The event is typically used by the groups to draw in new students to audition – but this year’s rain delay means the groups have already accepted new members for the semester. To make up for the lost publicity, the groups did host a massive Dorm Sing event last Thursday – performing simultaneously in three locations across Grounds.
Rather than engage in a set hierarchy in which each group simply strives to be “most talented,” the musical crews have forged quirky and distinctive identities that last much longer than the University career of any single member.
On the all-male side, the Virginia Gentlemen give off the most traditional vibe, sporting navy blazers, khaki slacks and orange-and-blue striped bow ties that would make our founder proud. Known for their reserved stage presence and classy presentation, the VGs have cultivated a more conservative group identity than most of their counterparts, but their sound is anything but outdated and their mix of golden oldies, Top-40 headliners and under-the-radar indie anthems makes for stellar setlists.

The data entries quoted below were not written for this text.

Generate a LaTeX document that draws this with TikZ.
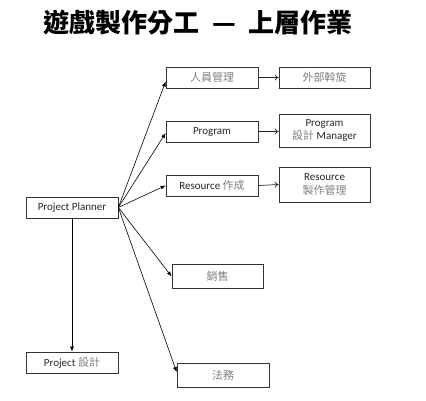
\documentclass[tikz,border=0pt]{standalone}
\usepackage{fontspec}
\setmainfont{Carlito}
\newfontfamily\cjk{Noto Sans CJK TC}
\usetikzlibrary{arrows.meta,calc}
\definecolor{cjkgray}{HTML}{7F7F7F}
\definecolor{txt}{HTML}{262626}
\newcommand\zh[1]{{\cjk\color{cjkgray}#1}}
\begin{document}
\begin{tikzpicture}[x=1pt,y=-1pt,
  box/.style={draw=black!80, line width=0.7pt, minimum width=92pt, minimum height=21pt,
    inner sep=0pt, align=center, font=\fontsize{11}{13.5}\selectfont, text=txt},
  link/.style={draw=black, line width=0.6pt, -{Latex[length=5pt,width=4pt]}},
  side/.style={draw=black!85, line width=0.7pt, -{To[length=4pt,width=6pt]}}]
\useasboundingbox (0,0) rectangle (426,400);
\node[font={\cjk\bfseries\fontsize{26}{26}\selectfont}, text=black] (title) at (198,23)
  {遊戲製作分工\hspace{0.5em}—\hspace{0.5em}上層作業};
\node[box] (hr) at (212,77.5) {\zh{人員管理}};
\node[box, minimum width=91pt] (ext) at (324.5,77.5) {\zh{外部斡旋}};
\node[box] (prog) at (212,131.5) {Program};
\node[box, minimum width=91pt, minimum height=33pt] (progm) at (324.5,130.5) {Program\\\zh{設計} Manager};
\node[box] (res) at (212,185.5) {Resource \zh{作成}};
\node[box, minimum width=91pt, minimum height=35pt] (resm) at (324.5,184.5) {Resource\\\zh{製作管理}};
\node[box] (pp) at (72,207.5) {Project Planner};
\node[box, minimum width=91pt, minimum height=24pt] (sales) at (217.5,276) {\zh{銷售}};
\node[box, minimum height=24pt] (legal) at (223,375) {\zh{法務}};
\node[box] (pd) at (72,362.5) {Project \zh{設計}};
\draw[link] (pp.east) -- ($(hr.west)+(0,4)$);
\draw[link] (pp.east) -- ($(prog.west)+(0,1.5)$);
\draw[link] (pp.east) -- (res.west);
\draw[link] (pp.east) -- ($(sales.west)+(0,0.5)$);
\draw[link] (pp.east) -- ($(legal.west)+(0,-3)$);
\draw[link] (pp.south) -- (pd.north);
\draw[side] (hr.east) -- (ext.west);
\draw[side] (prog.east) -- (progm.west|-prog.east);
\draw[side] (res.east) -- (resm.west);
\end{tikzpicture}
\end{document}
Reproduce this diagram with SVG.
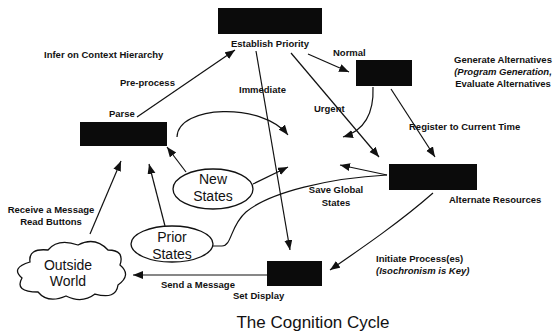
<svg xmlns="http://www.w3.org/2000/svg" width="554" height="335" viewBox="0 0 554 335">
<style>
.box{fill:#0b0b0b;}
.lbl{font-family:"Liberation Sans",Arial,sans-serif;font-size:9.5px;font-weight:bold;fill:#111;}
.it{font-style:italic;}
.big{font-family:"Liberation Sans",Arial,sans-serif;font-size:14px;fill:#111;}
.title{font-family:"Liberation Sans",Arial,sans-serif;font-size:17px;fill:#111;}
.ln{fill:none;stroke:#111;stroke-width:1.2;}
.arr{marker-end:url(#ah);}
.shape{fill:#fff;stroke:#111;stroke-width:1.3;}
</style>
<defs>
<marker id="ah" markerUnits="userSpaceOnUse" markerWidth="12" markerHeight="10" refX="10" refY="4" orient="auto">
<path d="M0,0 L10,4 L0,8 Z" fill="#111"/>
</marker>
</defs>
<rect width="554" height="335" fill="#fff"/>

<g id="connectors">
<line class="ln arr" x1="137" y1="117" x2="235" y2="50"/>
<line class="ln arr" x1="256" y1="51" x2="290" y2="250"/>
<line class="ln arr" x1="291" y1="53" x2="379" y2="157"/>
<line class="ln arr" x1="308" y1="54" x2="349" y2="72"/>
<line class="ln arr" x1="391" y1="89" x2="435" y2="157"/>
<path class="ln arr" d="M373,87 C374,112 366,130 343,137"/>
<path class="ln arr" d="M177,137 C178,105 262,102 288,135"/>
<line class="ln arr" x1="186" y1="172" x2="167" y2="147"/>
<line class="ln arr" x1="253" y1="184" x2="288" y2="167"/>
<line class="ln arr" x1="165" y1="226" x2="149" y2="164"/>
<line class="ln arr" x1="90" y1="234" x2="121" y2="161"/>
<path class="ln" d="M213,246 L222,246 C232,246 230,226 246,212 C270,192 330,178 387,175"/>
<line class="ln arr" x1="387" y1="175" x2="340" y2="165"/>
<path class="ln arr" d="M433,193 C400,222 362,248 330,270"/>
<line class="ln arr" x1="267" y1="275" x2="133" y2="275"/>
</g>

<g id="establish-priority">
<rect class="box" x="218" y="8" width="104" height="26"/>
<text class="lbl" x="270" y="47" text-anchor="middle">Establish Priority</text>
</g>
<g id="parse">
<rect class="box" x="80" y="122" width="87" height="24"/>
<text class="lbl" x="109" y="117">Parse</text>
</g>
<g id="generate">
<rect class="box" x="356" y="60" width="56" height="26"/>
<text class="lbl" x="503" y="63" text-anchor="middle">Generate Alternatives</text>
<text class="lbl it" x="503" y="75" text-anchor="middle">(Program Generation,</text>
<text class="lbl" x="503" y="87" text-anchor="middle">Evaluate Alternatives</text>
</g>
<g id="alternate-resources">
<rect class="box" x="389" y="164" width="88" height="26"/>
<text class="lbl" x="449" y="203">Alternate Resources</text>
</g>
<g id="set-display">
<rect class="box" x="267" y="261" width="55" height="25"/>
<text class="lbl" x="233" y="299">Set Display</text>
</g>
<g id="new-states">
<ellipse class="shape" cx="213" cy="189" rx="40" ry="20"/>
<text class="big" x="213" y="184" text-anchor="middle">New</text>
<text class="big" x="213" y="201" text-anchor="middle">States</text>
</g>
<g id="prior-states">
<ellipse class="shape" cx="172" cy="244" rx="41" ry="18"/>
<text class="big" x="172" y="242" text-anchor="middle">Prior</text>
<text class="big" x="172" y="259" text-anchor="middle">States</text>
</g>
<g id="outside-world">
<path class="shape" d="M30,262 Q28,248 48,250 Q58,238 78,245 Q95,236 108,250 Q125,250 120,265 Q132,275 118,285 Q116,300 95,294 Q82,304 66,296 Q48,304 38,292 Q14,292 22,278 Q10,268 30,262 Z"/>
<text class="big" x="68" y="270" text-anchor="middle">Outside</text>
<text class="big" x="68" y="286" text-anchor="middle">World</text>
</g>

<g id="labels">
<text class="lbl" x="44" y="58">Infer on Context Hierarchy</text>
<text class="lbl" x="120" y="86">Pre-process</text>
<text class="lbl" x="239" y="93">Immediate</text>
<text class="lbl" x="333" y="56">Normal</text>
<text class="lbl" x="314" y="112">Urgent</text>
<text class="lbl" x="409" y="130">Register to Current Time</text>
<text class="lbl" x="336" y="193" text-anchor="middle">Save Global</text>
<text class="lbl" x="336" y="206" text-anchor="middle">States</text>
<text class="lbl" x="51" y="213" text-anchor="middle">Receive a Message</text>
<text class="lbl" x="51" y="225" text-anchor="middle">Read Buttons</text>
<text class="lbl" x="161" y="288">Send a Message</text>
<text class="lbl" x="376" y="262">Initiate Process(es)</text>
<text class="lbl it" x="376" y="274">(Isochronism is Key)</text>
<text class="title" x="313" y="328" text-anchor="middle">The Cognition Cycle</text>
</g>
</svg>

For folks who favor a less staid and stable presentation style, the Hullabahoos eschew bow ties and blazers in favor of deliberately tacky robes, and the Academical Village People tend to remove their shirts altogether by the end of each concert. All three all-male groups play host to exceptional singers and vocal arrangers, but beyond that constant, very little links the various group cultures. Whereas AVP shows feature outlandish skits and manic dancing, VGs concerts tend to emphasize group tradition and legacy, and the Hullabahoos’ performances fall somewhere in between.
On the all-female side, group identities tend to converge more readily, as the Virginia Belles, the Sil’hooettes and Hoos In Treble boast incredibly talented women who deliver a winning variety of contemporary pop tunes, throwbacks and undisputed classics. But each group makes its own identity in outfit choices, vocal styles and the occasional groan-worthy pun.
Although the student body tends to direct most of its aca-attention toward the single-gender ensembles, the New Dominions have made their mark as an up-and-coming coed group.
Christian ‘Hoos Exalt, a group that sings Christian anthems, and ReMiX, a hip-hop and R&B group, round out the mix by effectively blended male and female voices, albeit with sometimes uneven results.
Digital music production on shows like “Glee” and “Smash” have made mixing vocals and creating a pure sound within relatively small groups seem misleadingly easy, but the reality is often shakier. Still, many of these coed crews have found success and have amassed dedicated fan bases.